If the villains in Abramson’s morality play are clear enough, so are the heroes. They include the technologists, in particular open-source programmers who toil away, willing to work for little more than recognition and the pride of accomplishment. They are joined by those who carry the fight for unlimited file sharing.
Digital Phoenix advocates broad policy reforms, but unfortunately offers few specifics. Antitrust enforcement should be tough, but not so tough as to deter good competitive behavior. Intellectual property law should be reformed to give new technologies a freer hand, but it must provide adequate compensation for creative work. In places, Abramson acknowledges that these goals might involve trade-offs, but that possibility does not interfere with his veiled utopian stance.
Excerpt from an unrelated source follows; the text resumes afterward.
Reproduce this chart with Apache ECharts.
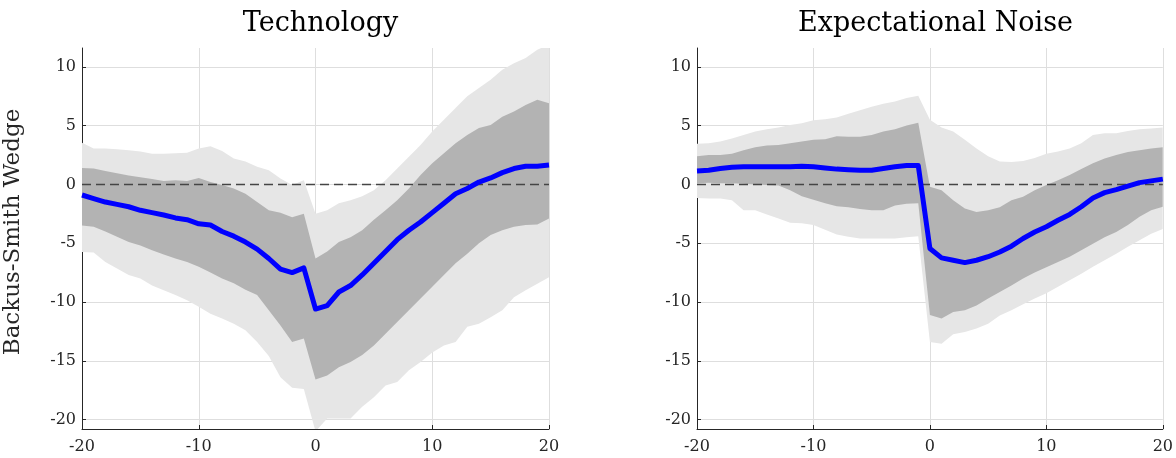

The veil gives way, however, in an over-the-top final chapter, in which Abramson promises that enlightened information-economy policy and reduced transactions costs will set us free: “Freedom, individual rights and responsibilities, equal opportunity and personal choice are network goods. The larger our free world network, the more valuable our membership.” The period preceding the collapse is held up as our halcyon days: “America in the late 1990’s got a rare glimpse of peace, prosperity, and hope. To those who complain that we elevated hope over reason, I must ask: What’s wrong with a little hope?” (p. 306, emphasis in original). Oh lost, our hope, dashed by bad IP law.
The Internet era has brought the use of five-star rating scales to everything, and clearly this book should get some stars. Those who draw their life force from hating Microsoft, applauding open source, and looking to share another gigabyte will give it five stars. For the rest of us, Abramson provides a readable articulation of the techno-utopian worldview. For that, we give it one star.